Given problem - Exactly the lines from the start of the data through the line containing "1.35,0.95,1.2,1.45,1.0,1.3,1.1,1.25,0.9,1.2];" should be output, with both ends kept and nothing added.

Collected data -
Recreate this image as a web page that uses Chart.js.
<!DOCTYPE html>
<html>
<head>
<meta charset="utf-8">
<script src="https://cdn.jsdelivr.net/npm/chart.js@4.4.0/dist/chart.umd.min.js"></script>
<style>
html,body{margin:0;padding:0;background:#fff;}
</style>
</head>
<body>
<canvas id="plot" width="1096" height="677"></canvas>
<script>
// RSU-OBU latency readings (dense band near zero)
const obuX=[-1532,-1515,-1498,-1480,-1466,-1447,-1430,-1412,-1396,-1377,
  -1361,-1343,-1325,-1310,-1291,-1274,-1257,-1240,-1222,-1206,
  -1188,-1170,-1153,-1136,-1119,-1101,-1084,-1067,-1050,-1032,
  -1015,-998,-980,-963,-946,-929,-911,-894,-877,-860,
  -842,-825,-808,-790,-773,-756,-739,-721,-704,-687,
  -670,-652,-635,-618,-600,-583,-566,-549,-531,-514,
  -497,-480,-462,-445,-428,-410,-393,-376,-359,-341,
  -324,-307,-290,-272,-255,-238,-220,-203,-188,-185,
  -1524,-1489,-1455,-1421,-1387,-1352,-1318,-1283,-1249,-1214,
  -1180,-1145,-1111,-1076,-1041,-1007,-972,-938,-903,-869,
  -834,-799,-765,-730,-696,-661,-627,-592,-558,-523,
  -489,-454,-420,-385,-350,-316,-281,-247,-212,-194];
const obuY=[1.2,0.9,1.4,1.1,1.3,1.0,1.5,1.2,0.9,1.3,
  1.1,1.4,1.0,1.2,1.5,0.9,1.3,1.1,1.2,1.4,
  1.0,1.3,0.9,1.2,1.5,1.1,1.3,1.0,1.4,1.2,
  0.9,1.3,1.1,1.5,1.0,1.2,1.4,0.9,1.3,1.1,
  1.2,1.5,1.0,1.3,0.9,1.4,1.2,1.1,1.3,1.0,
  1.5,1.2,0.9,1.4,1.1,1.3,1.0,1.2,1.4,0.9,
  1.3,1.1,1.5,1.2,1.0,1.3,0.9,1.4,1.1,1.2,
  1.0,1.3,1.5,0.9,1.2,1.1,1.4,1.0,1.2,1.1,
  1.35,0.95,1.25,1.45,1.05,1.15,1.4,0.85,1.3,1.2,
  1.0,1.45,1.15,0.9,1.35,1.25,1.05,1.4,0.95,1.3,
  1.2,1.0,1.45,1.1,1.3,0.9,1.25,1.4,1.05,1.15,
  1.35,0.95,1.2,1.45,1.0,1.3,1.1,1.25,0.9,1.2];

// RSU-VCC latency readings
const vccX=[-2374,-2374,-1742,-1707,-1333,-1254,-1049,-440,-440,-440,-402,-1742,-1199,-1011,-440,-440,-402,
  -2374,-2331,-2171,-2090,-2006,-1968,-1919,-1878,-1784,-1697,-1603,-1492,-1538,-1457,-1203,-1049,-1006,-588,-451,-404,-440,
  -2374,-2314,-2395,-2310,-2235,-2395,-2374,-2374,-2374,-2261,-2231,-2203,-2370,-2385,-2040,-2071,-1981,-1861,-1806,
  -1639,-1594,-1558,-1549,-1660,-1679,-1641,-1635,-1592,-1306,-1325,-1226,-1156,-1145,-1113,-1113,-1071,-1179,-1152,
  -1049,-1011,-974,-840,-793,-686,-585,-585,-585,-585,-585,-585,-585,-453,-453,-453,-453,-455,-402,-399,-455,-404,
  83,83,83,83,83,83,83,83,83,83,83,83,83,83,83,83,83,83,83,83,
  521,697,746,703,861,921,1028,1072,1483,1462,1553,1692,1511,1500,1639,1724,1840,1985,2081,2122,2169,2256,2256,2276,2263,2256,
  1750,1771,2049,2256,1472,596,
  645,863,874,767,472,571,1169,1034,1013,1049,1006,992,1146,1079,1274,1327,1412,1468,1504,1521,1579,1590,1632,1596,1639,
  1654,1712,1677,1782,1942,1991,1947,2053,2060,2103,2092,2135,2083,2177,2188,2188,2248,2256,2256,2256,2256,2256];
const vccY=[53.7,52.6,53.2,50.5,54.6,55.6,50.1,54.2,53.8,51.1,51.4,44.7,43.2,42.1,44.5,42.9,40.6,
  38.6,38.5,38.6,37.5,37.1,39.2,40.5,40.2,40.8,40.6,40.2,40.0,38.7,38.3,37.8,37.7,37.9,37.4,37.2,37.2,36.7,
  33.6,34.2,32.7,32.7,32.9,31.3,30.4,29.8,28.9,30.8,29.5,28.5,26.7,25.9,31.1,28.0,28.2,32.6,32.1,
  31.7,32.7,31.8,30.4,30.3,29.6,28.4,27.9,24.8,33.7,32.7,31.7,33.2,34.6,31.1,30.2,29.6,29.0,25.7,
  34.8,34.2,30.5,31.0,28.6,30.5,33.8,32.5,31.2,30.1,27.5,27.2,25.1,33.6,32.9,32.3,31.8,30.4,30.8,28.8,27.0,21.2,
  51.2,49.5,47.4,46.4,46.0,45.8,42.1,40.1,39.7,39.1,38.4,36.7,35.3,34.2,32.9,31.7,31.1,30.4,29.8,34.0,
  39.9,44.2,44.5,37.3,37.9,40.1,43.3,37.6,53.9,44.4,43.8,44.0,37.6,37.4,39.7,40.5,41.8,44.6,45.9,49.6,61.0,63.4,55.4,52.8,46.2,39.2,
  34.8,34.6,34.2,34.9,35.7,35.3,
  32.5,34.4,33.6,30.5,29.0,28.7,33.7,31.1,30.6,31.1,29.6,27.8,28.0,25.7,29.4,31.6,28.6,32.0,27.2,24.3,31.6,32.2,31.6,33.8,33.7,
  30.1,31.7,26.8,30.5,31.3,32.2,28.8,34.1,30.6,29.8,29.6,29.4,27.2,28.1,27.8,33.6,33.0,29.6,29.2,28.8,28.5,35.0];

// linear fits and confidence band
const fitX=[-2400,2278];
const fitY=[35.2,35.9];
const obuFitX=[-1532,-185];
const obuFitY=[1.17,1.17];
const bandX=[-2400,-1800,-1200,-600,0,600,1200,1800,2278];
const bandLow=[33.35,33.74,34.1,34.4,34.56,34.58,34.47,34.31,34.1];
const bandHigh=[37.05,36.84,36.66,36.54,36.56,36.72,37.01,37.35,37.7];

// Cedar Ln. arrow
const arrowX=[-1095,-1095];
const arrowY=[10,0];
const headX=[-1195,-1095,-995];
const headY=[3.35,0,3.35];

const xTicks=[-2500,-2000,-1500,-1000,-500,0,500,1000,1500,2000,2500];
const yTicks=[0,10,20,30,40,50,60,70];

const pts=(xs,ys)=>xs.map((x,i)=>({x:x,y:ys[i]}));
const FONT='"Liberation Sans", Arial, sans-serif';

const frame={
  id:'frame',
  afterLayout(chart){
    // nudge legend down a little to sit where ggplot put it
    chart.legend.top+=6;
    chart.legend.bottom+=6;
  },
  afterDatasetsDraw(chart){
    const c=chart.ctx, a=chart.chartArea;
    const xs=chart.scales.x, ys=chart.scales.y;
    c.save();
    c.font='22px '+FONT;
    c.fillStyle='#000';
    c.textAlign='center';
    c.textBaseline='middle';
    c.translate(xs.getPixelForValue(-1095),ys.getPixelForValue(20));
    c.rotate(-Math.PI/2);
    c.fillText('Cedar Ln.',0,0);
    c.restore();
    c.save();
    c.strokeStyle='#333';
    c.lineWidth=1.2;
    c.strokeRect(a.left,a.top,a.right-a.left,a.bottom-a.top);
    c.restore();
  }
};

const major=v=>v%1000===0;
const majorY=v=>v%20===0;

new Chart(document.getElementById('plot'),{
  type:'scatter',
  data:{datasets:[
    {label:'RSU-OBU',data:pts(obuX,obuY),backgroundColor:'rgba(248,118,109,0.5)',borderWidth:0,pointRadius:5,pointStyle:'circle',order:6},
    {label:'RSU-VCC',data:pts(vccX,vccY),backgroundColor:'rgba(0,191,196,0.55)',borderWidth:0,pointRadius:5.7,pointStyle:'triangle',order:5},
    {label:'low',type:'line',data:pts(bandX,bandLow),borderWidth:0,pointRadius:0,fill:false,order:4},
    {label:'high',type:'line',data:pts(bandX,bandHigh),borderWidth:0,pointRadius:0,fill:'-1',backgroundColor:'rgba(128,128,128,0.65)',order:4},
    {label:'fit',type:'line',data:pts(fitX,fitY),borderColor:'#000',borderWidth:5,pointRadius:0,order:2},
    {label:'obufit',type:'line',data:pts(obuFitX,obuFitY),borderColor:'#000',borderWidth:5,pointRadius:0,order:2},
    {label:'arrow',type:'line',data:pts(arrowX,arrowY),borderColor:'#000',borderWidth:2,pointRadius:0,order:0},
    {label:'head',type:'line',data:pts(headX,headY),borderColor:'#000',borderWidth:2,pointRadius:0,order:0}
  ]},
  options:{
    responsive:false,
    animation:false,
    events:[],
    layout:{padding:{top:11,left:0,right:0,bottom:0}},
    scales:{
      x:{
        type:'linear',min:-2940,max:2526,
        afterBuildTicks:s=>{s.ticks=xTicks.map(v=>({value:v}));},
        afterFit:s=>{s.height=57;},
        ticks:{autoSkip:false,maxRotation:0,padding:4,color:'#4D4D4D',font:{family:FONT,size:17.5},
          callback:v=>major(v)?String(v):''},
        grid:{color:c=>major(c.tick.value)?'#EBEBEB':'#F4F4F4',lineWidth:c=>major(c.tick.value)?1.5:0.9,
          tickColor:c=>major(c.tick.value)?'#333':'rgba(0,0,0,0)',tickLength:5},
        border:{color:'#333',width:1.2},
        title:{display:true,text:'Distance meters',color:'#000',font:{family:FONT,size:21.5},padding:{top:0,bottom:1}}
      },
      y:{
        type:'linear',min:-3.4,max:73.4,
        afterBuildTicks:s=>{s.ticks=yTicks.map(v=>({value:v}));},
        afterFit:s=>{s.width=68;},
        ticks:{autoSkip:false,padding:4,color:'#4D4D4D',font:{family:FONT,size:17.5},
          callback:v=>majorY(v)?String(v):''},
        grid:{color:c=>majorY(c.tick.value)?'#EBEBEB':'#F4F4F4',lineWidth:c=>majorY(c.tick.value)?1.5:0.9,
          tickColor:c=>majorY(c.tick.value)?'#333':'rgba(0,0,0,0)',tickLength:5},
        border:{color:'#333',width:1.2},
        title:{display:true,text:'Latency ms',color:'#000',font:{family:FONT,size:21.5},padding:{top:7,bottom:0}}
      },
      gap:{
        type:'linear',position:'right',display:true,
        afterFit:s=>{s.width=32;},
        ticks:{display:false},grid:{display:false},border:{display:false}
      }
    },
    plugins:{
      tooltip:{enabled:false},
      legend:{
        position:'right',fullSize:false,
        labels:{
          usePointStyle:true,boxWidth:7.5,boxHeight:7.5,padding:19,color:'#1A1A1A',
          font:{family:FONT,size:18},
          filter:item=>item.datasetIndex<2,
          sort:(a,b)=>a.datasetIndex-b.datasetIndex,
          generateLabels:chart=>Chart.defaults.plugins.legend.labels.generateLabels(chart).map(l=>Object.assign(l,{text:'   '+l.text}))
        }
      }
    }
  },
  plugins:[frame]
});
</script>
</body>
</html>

Output for this task -
Recreate this image as a web page that uses Chart.js.
<!DOCTYPE html>
<html>
<head>
<meta charset="utf-8">
<script src="https://cdn.jsdelivr.net/npm/chart.js@4.4.0/dist/chart.umd.min.js"></script>
<style>
html,body{margin:0;padding:0;background:#fff;}
</style>
</head>
<body>
<canvas id="plot" width="1096" height="677"></canvas>
<script>
// RSU-OBU latency readings (dense band near zero)
const obuX=[-1532,-1515,-1498,-1480,-1466,-1447,-1430,-1412,-1396,-1377,
  -1361,-1343,-1325,-1310,-1291,-1274,-1257,-1240,-1222,-1206,
  -1188,-1170,-1153,-1136,-1119,-1101,-1084,-1067,-1050,-1032,
  -1015,-998,-980,-963,-946,-929,-911,-894,-877,-860,
  -842,-825,-808,-790,-773,-756,-739,-721,-704,-687,
  -670,-652,-635,-618,-600,-583,-566,-549,-531,-514,
  -497,-480,-462,-445,-428,-410,-393,-376,-359,-341,
  -324,-307,-290,-272,-255,-238,-220,-203,-188,-185,
  -1524,-1489,-1455,-1421,-1387,-1352,-1318,-1283,-1249,-1214,
  -1180,-1145,-1111,-1076,-1041,-1007,-972,-938,-903,-869,
  -834,-799,-765,-730,-696,-661,-627,-592,-558,-523,
  -489,-454,-420,-385,-350,-316,-281,-247,-212,-194];
const obuY=[1.2,0.9,1.4,1.1,1.3,1.0,1.5,1.2,0.9,1.3,
  1.1,1.4,1.0,1.2,1.5,0.9,1.3,1.1,1.2,1.4,
  1.0,1.3,0.9,1.2,1.5,1.1,1.3,1.0,1.4,1.2,
  0.9,1.3,1.1,1.5,1.0,1.2,1.4,0.9,1.3,1.1,
  1.2,1.5,1.0,1.3,0.9,1.4,1.2,1.1,1.3,1.0,
  1.5,1.2,0.9,1.4,1.1,1.3,1.0,1.2,1.4,0.9,
  1.3,1.1,1.5,1.2,1.0,1.3,0.9,1.4,1.1,1.2,
  1.0,1.3,1.5,0.9,1.2,1.1,1.4,1.0,1.2,1.1,
  1.35,0.95,1.25,1.45,1.05,1.15,1.4,0.85,1.3,1.2,
  1.0,1.45,1.15,0.9,1.35,1.25,1.05,1.4,0.95,1.3,
  1.2,1.0,1.45,1.1,1.3,0.9,1.25,1.4,1.05,1.15,
  1.35,0.95,1.2,1.45,1.0,1.3,1.1,1.25,0.9,1.2];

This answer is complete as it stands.